Voilà où s’en va la France de Nicolas Sarkozy. Je dis bien la France de Nicolas Sarkozy car ce n’est pas la France de tous les Français et de toutes les Françaises. « Si vous dénoncez vos bourreaux, vous aurez des papiers ». Cette formulation, pour odieuse qu’elle soit, était proposée en 2003 par le ministre de l’Intérieur de l’époque, Nicolas Sarkozy.

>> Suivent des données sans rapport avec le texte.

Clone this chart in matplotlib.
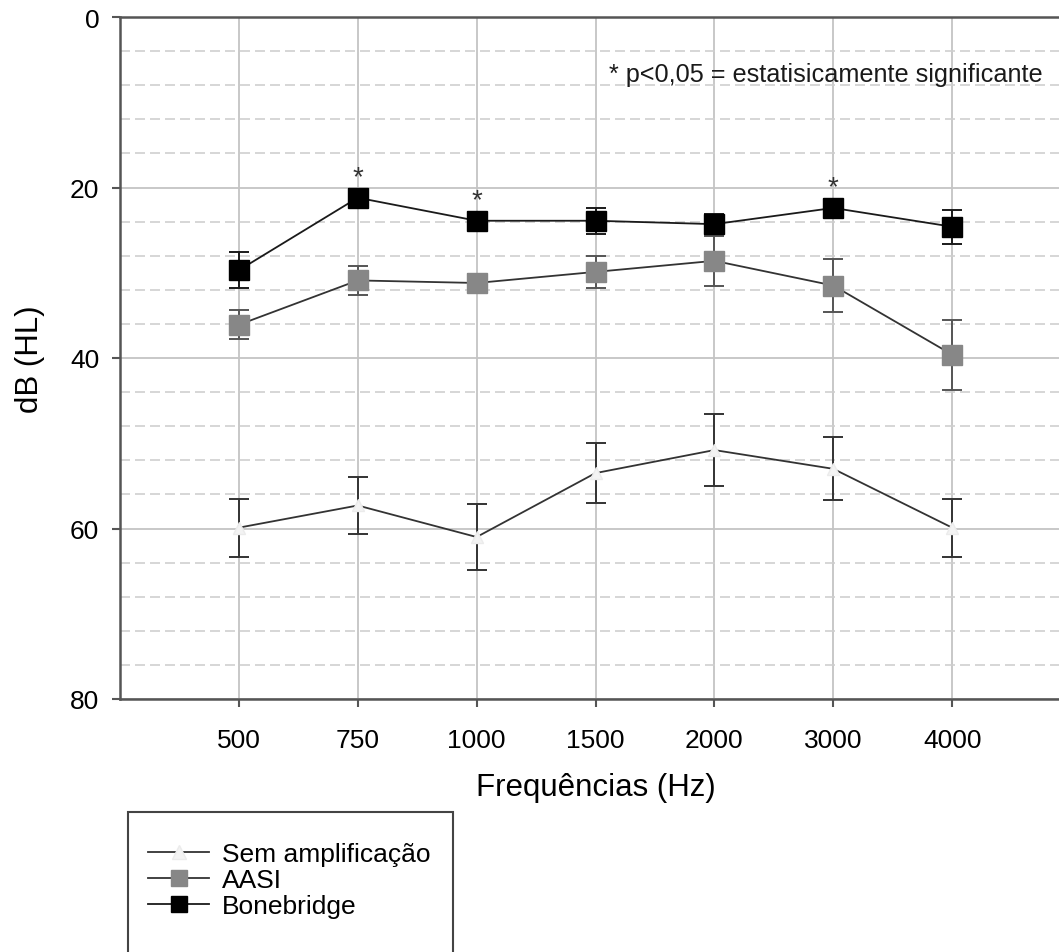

Six ans plus tard, l’idée est reprise. Le ministre de l’Intérieur, maintenant président de la France, la ramène au premier plan. Depuis ce jeudi 5 février, par le pouvoir délégué du ministre de l’Immigration, Eric Besson, les « illégaux », en France, pourront se voir délivrer un titre de séjour à la condition expresse qu’ils dénoncent leur passeur. Le ministre de l’Immigration a signé une circulaire dont l’objectif premier serait de démanteler des filières. « Ce sont des filières mafieuses, des filières criminelles. Les passeurs gagnent beaucoup d’argent ».

Pas de doute. Eric Besson n’a pas hésité longtemps pour chausser les espadrilles de Brice Hortefeux qui lui-même avait chaussé rapidement celles de Nicolas Sarkozy.

Le ministre Besson trouve malheureux que les immigrants ne puissent dénoncer les passeurs : « les clandestins sont aujourd’hui dans un statut qui ne leur permet pas de dénoncer leurs tristes conditions puisque, justement, ils n’ont aucune titre de séjour. Ils peuvent avoir peur d’aller voir la police ou la gendarmerie ». La cause est entendue. Ce ne sont pas ces malheureux clandestins qui sont visés mais le fait qu’ils ne puissent dénoncer. Nuance.

Le ministre Besson, ancien socialiste, faut-il le rappeler, fraîchement converti à droite en retour d’un poste ministériel, souligne à grands traits noirs que « les immigrés illégaux savent que s’ils dénoncent ceux qui les ont mis dans cette situation, ils peuvent obtenir instantanément un titre de séjour provisoire et coopérer avec la police ». Coopérer avec la police. Le mot est lâché.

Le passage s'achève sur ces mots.